To be honest, that experience opened my mind and I realised that my parents, my school, the media, or society had never taught me how to approach or how to connect with disabled people. Although I only offer sexual services as a top, I know paraplegic guys who can get erections, fuck their partners, and even come. Besides that, even in cases where some are deprived of rectal sensibility, they still can feel pleasure bottoming while seeing someone fucking them, just by looking at their partner’s facial expressions and by moaning, kissing, smelling, making eye contact, or even by using their imagination to create pleasure.

Once I got a call from a woman who inquired about my services for her son. She said he was 19 years old, polite, extremely clever, and quadriplegic. “Do you think you could spend a little time with him?” she asked me.

Advertisement

Of course, the first time you get a call from a mother who’s trying to hire you as an escort for her son you may think the situation is a little awkward—but every mother wants the best for her children and sex is part of a normal and healthy life. Some people prefer to avoid thinking like that, but people with disabilities have sexual desires, fantasies, and urges, just like everyone else. Anyway, as her son had limited movements—he was completely paralysed below his neck—we agreed it would be better to visit their home. “I’ll be on a different floor of the house, so you don’t have to worry about me,” she said. “Please, feel comfortable and make my son feel comfortable too.”

When I got there I went into his room and we spent a few minutes just chatting. He told me he had never had a boyfriend in his life, so he was looking for intimacy and affection. He also said it would be okay if I gave up, since the first escort his mother hired kind of freaked out and ran away, leaving him alone in his room. I said I would not leave him and then I lay down naked beside him. I started kissing his neck, because he had more sensitivity on that part of his body, and then we had smooth sex until he came.

One of my favourite clients is blind and one time he asked me to cover my eyes with a tie because he wanted me to experience what sex is like for him. I said yes and, wow! It was a magical experience. Sex with him can be pretty intense and sensual: he scans you with his fingers, hands, actually with his whole body.

Advertisement

Of course, not every day has such a happy ending. I remember one time a client had a seizure in my bed during sex. Luckily I have my first-aid certificate, but I never imagined I would need to use those skills under such circumstances. On another occasion I had to calm down a client with autism who freaked out when I invited him to take a shower with me. He kept saying “I don’t want to have a shower, I don’t want to have a shower, I don’t want to have a shower…” louder and louder, for the longest 10 minutes of my life. When he finally relaxed, he told me that he didn’t want to have sex anymore and went away. But after five minutes, he called me back saying “hey, I changed my mind and now I want to have a shower. May I come back to your place to have sex?”

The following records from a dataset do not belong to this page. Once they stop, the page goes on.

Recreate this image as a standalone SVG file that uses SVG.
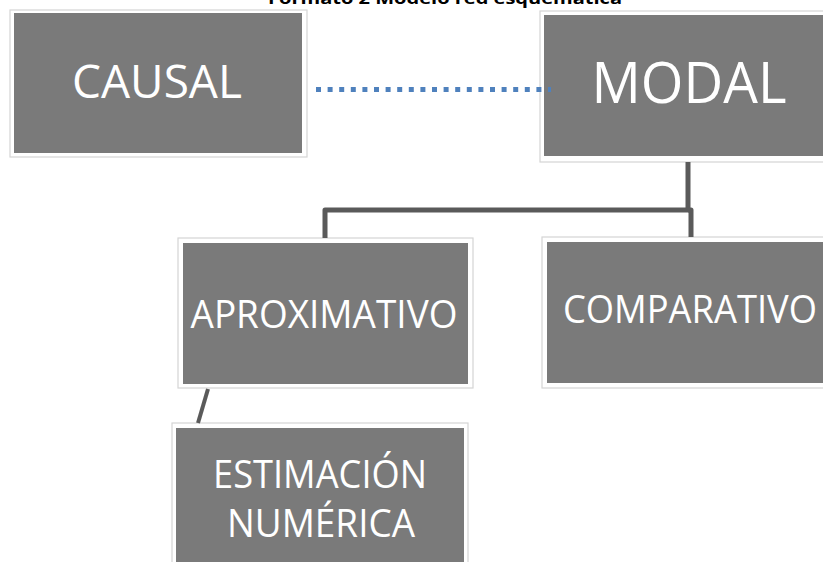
<svg xmlns="http://www.w3.org/2000/svg" width="823" height="562" viewBox="0 0 823 562">
<style>
.frame{fill:#ffffff;stroke:#d4d4d4;stroke-width:1.2}
.inner{fill:#7a7a7a}
.lbl{font-family:"Open Sans","Liberation Sans",sans-serif;fill:#ffffff;text-anchor:middle}
.conn{fill:none;stroke:#5a5a5a;stroke-width:5;stroke-linejoin:round}
.dot{fill:none;stroke:#4f81bd;stroke-width:5;stroke-dasharray:5 6.6}
</style>
<rect width="823" height="562" fill="#ffffff"/>
<text x="445" y="4" font-family="'Open Sans','Liberation Sans',sans-serif" font-weight="bold" font-size="16" text-anchor="middle" textLength="354" lengthAdjust="spacingAndGlyphs" fill="#000">Formato 2 Modelo red esquemática</text>
<g id="causal">
<rect class="frame" x="10" y="10" width="297" height="147"/>
<rect class="inner" x="14" y="13" width="288" height="140"/>
<text class="lbl" x="157" y="98" font-size="46" textLength="170" lengthAdjust="spacingAndGlyphs">CAUSAL</text>
</g>
<g id="modal">
<rect class="frame" x="540" y="11" width="290" height="151"/>
<rect class="inner" x="544" y="15" width="286" height="141"/>
<text class="lbl" x="689" y="103" font-size="57" textLength="195" lengthAdjust="spacingAndGlyphs">MODAL</text>
</g>
<g id="aproximativo">
<rect class="frame" x="178" y="238" width="295" height="150"/>
<rect class="inner" x="183" y="243" width="285" height="141"/>
<text class="lbl" x="324" y="328" font-size="38" textLength="267" lengthAdjust="spacingAndGlyphs">APROXIMATIVO</text>
</g>
<g id="comparativo">
<rect class="frame" x="542" y="237" width="290" height="151"/>
<rect class="inner" x="547" y="242" width="285" height="141"/>
<text class="lbl" x="690" y="323" font-size="38" textLength="254" lengthAdjust="spacingAndGlyphs">COMPARATIVO</text>
</g>
<g id="estimacion">
<rect class="frame" x="172" y="423" width="296" height="150"/>
<rect class="inner" x="176" y="428" width="288" height="140"/>
<text class="lbl" x="320" y="488" font-size="38" textLength="214" lengthAdjust="spacingAndGlyphs">ESTIMACIÓN</text>
<text class="lbl" x="321" y="537" font-size="38" textLength="188" lengthAdjust="spacingAndGlyphs">NUMÉRICA</text>
</g>
<g id="connectors">
<line class="dot" x1="316" y1="89.5" x2="551" y2="89.5"/>
<path class="conn" d="M688 162 V210 H325 V238"/>
<path class="conn" d="M688 210 H691 V237"/>
<line x1="208" y1="389" x2="198" y2="423" stroke="#5a5a5a" stroke-width="4"/>
</g>
</svg>
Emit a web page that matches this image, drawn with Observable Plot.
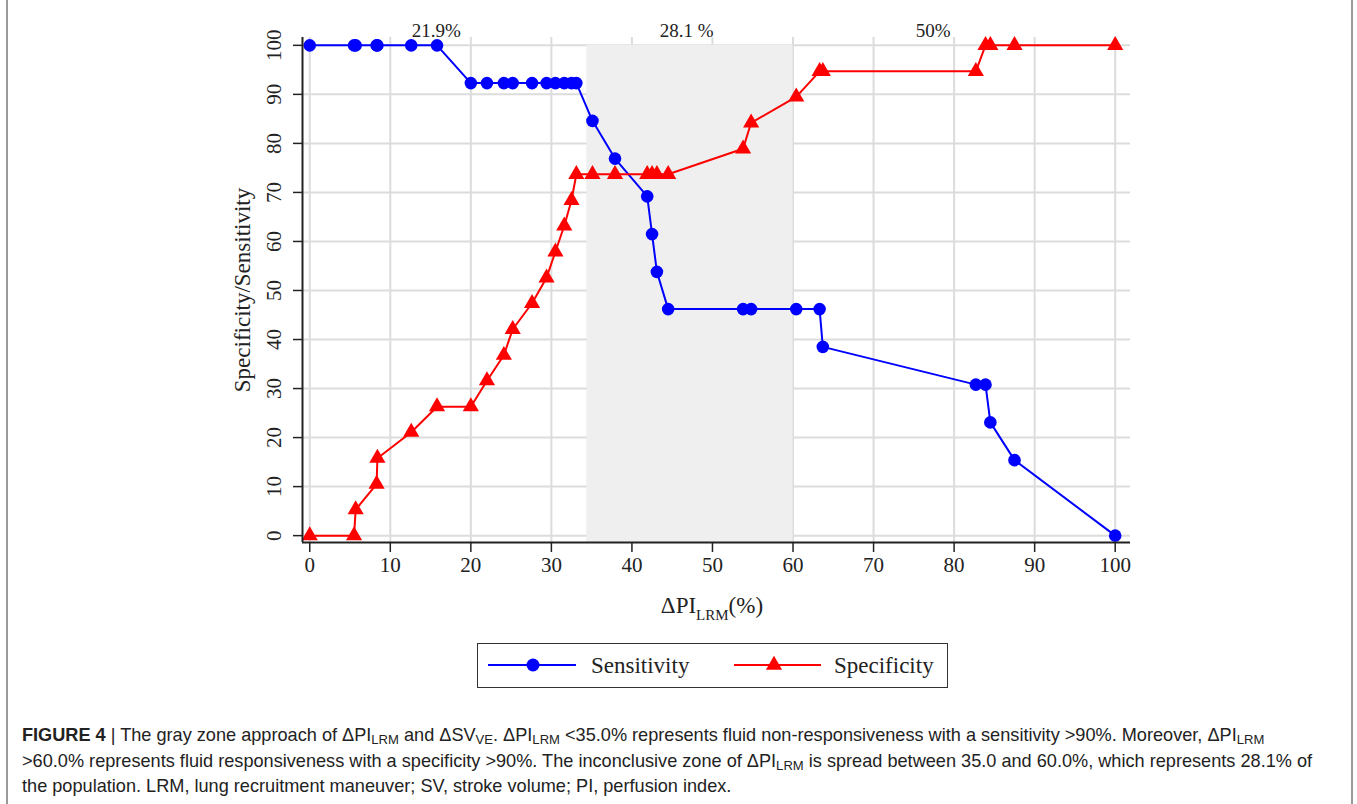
<!DOCTYPE html>
<html><head><meta charset="utf-8">
<script src="https://cdn.jsdelivr.net/npm/d3@7"></script>
<script src="https://cdn.jsdelivr.net/npm/@observablehq/plot@0.6"></script>
<style>
body{margin:0;background:#fff;}
#wrap{position:relative;width:1357px;height:804px;overflow:hidden;background:#fff;}
#frame{position:absolute;left:6px;top:-4px;width:1343px;height:900px;border-left:2px solid #9a9a9a;border-right:2px solid #9a9a9a;pointer-events:none;}
#chart{position:absolute;left:0;top:0;}
#legend{position:absolute;left:477px;top:643px;width:471px;height:45px;border:1.5px solid #333;box-sizing:border-box;background:#fff;}
#legend svg{display:block;font-family:"Liberation Serif",serif;}
#caption{position:absolute;left:22px;top:722px;font-family:"Liberation Sans Narrow","Liberation Sans",sans-serif;font-size:19px;line-height:25.5px;color:#222;white-space:nowrap;transform:scaleX(0.955);transform-origin:0 0;}
#caption b{font-weight:bold;}
.sb{font-size:0.72em;vertical-align:-0.25em;line-height:0;}
</style></head>
<body>
<div id="wrap">
  <div id="chart"></div>
  <div id="legend"></div>
  <div id="caption">
    <b>FIGURE 4</b> | The gray zone approach of ΔPI<span class="sb">LRM</span> and ΔSV<span class="sb">VE</span>. ΔPI<span class="sb">LRM</span> &lt;35.0% represents fluid non-responsiveness with a sensitivity &gt;90%. Moreover, ΔPI<span class="sb">LRM</span><br>
    &gt;60.0% represents fluid responsiveness with a specificity &gt;90%. The inconclusive zone of ΔPI<span class="sb">LRM</span> is spread between 35.0 and 60.0%, which represents 28.1% of<br>
    the population. LRM, lung recruitment maneuver; SV, stroke volume; PI, perfusion index.
  </div>
  <div id="frame"></div>
</div>
<script>
// ---- data ----
const cutoffs = [0, 5.5, 5.7, 8.3, 8.4, 12.6, 15.8, 20.0, 22.0, 24.1, 25.2, 27.6, 29.4, 30.5, 31.6, 32.5, 33.1, 35.1, 37.9, 41.9, 42.5, 43.1, 44.5, 53.8, 54.8, 60.4, 63.3, 63.7, 82.7, 83.9, 84.5, 87.5, 100];
const sensitivity = [100, 100, 100, 100, 100, 100, 100, 92.3, 92.3, 92.3, 92.3, 92.3, 92.3, 92.3, 92.3, 92.3, 92.3, 84.6, 76.9, 69.2, 61.5, 53.8, 46.2, 46.2, 46.2, 46.2, 46.2, 38.5, 30.8, 30.8, 23.1, 15.4, 0];
const specificity = [0, 0, 5.3, 10.5, 15.8, 21.1, 26.3, 26.3, 31.6, 36.8, 42.1, 47.4, 52.6, 57.9, 63.2, 68.4, 73.7, 73.7, 73.7, 73.7, 73.7, 73.7, 73.7, 78.9, 84.2, 89.5, 94.7, 94.7, 94.7, 100, 100, 100, 100];
const grayZone = [34.4, 60];
const zoneLabels = ["21.9%", "28.1 %", "50%"];
const zoneLabelX = [15.7, 46.8, 77.4];
const xTicks = [0, 10, 20, 30, 40, 50, 60, 70, 80, 90, 100];
const yTicks = [0, 10, 20, 30, 40, 50, 60, 70, 80, 90, 100];
const seriesNames = ["Sensitivity", "Specificity"];
const seriesColors = ["#0000ff", "#ff0000"];

// ---- table ----
const rows = cutoffs.map((x, i) => ({x, sens: sensitivity[i], spec: specificity[i]}));
const labelsData = zoneLabels.map((t, i) => ({t, x: zoneLabelX[i]}));

const W = 1357, H = 640;
const xDomain = [-0.9, 101.9], yDomain = [-1.4, 101.6];
const plot = Plot.plot({
  width: W, height: H,
  marginLeft: 302, marginRight: 227, marginTop: 37, marginBottom: H - 542,
  x: {domain: xDomain},
  y: {domain: yDomain},
  style: {fontFamily: "Liberation Serif, serif", fontSize: "21px", color: "#222", background: "transparent", overflow: "visible"},
  marks: [
    Plot.gridX(xTicks, {stroke: "#dcdcdc", strokeOpacity: 1, strokeWidth: 2}),
    Plot.gridY(yTicks, {stroke: "#dcdcdc", strokeOpacity: 1, strokeWidth: 2}),
    Plot.rect([grayZone], {x1: d => d[0], x2: d => d[1], y1: yDomain[0], y2: 100, fill: "#efefef"}),
    Plot.line(rows, {x: "x", y: "sens", stroke: seriesColors[0], strokeWidth: 2}),
    Plot.line(rows, {x: "x", y: "spec", stroke: seriesColors[1], strokeWidth: 2}),
    Plot.dot(rows, {x: "x", y: "sens", r: 6.3, fill: seriesColors[0], symbol: "circle"}),
    Plot.dot(rows, {x: "x", y: "spec", r: 6, fill: seriesColors[1], symbol: "triangle"}),
    Plot.ruleX([xDomain[0]], {stroke: "#222", strokeWidth: 2}),
    Plot.ruleY([yDomain[0]], {stroke: "#222", strokeWidth: 2}),
    Plot.axisX(xTicks, {tickSize: 10, tickPadding: 5, fontSize: 21, label: null, strokeWidth: 1.5}),
    Plot.axisY(yTicks, {tickSize: 9, tickFormat: () => "", label: null, strokeWidth: 1.5}),
    Plot.text(yTicks, {x: () => xDomain[0], y: d => d, text: d => String(d), rotate: -90, dx: -28, fontSize: 21, textAnchor: "middle", lineAnchor: "middle"}),
    Plot.text(["Specificity/Sensitivity"], {frameAnchor: "left", rotate: -90, dx: -60, fontSize: 23, textAnchor: "middle", lineAnchor: "middle"}),
    Plot.text(labelsData, {x: "x", y: () => 102.9, text: "t", fontSize: 19, lineAnchor: "middle"})
  ]
});
document.getElementById("chart").appendChild(plot);

// x-axis title with subscript
const sx = plot.scale("x");
const svg = d3.select(plot);
const title = svg.append("text")
  .attr("x", sx.apply(50))
  .attr("y", 542 + 71)
  .attr("text-anchor", "middle")
  .attr("font-family", "Liberation Serif, serif")
  .attr("font-size", 23)
  .attr("fill", "#222");
title.append("tspan").text("ΔPI");
title.append("tspan").attr("font-size", 15).attr("dy", 7).text("LRM");
title.append("tspan").attr("dy", -7).text("(%)");

// legend
const lg = d3.select("#legend").append("svg").attr("width", 468).attr("height", 42);
const items = [
  {name: seriesNames[0], color: seriesColors[0], sym: d3.symbolCircle, x0: 10, x1: 98, mx: 55, tx: 113, size: Math.PI * 6.5 * 6.5},
  {name: seriesNames[1], color: seriesColors[1], sym: d3.symbolTriangle, x0: 256, x1: 343, mx: 296, tx: 356, size: Math.PI * 6 * 6}
];
items.forEach(it => {
  lg.append("line").attr("x1", it.x0).attr("x2", it.x1).attr("y1", 21).attr("y2", 21).attr("stroke", it.color).attr("stroke-width", 2);
  lg.append("path").attr("d", d3.symbol(it.sym, it.size)()).attr("transform", `translate(${it.mx},21)`).attr("fill", it.color);
  lg.append("text").attr("x", it.tx).attr("y", 29).attr("font-size", 23).attr("fill", "#222").text(it.name);
});
</script>
</body></html>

I confess I feel butterflies in my stomach every time I’m going to meet a new client. I try to break the ice from the moment I open the door to the first kiss. Yes, I love kissing, and to me this is essential to feel the connection with the client. And I believe I’ve been learning these past few years things that make me not only a better lover, but maybe a more conscious human being.

Have you ever imagined how much extra planning a disabled person does to even travel to see an escort? For example, not all public transport locations or taxis are disability-friendly. Well, once a client with down syndrome told me he would never date or have sex with someone like him, because he prefers someone “normal”. So, I told him that, in my opinion, he was beautiful. And I didn’t lie. I just let him know what I have in my mind. He hugged me and cried while repeating that he was beautiful.

As a society we have been taught only to feel pity for disabled people, and that’s not what they want nor deserve. I must say I have two different lives: one as a regular working guy, and the other as Pedro Amigo, a “disability specialist”. And both coexist in harmony.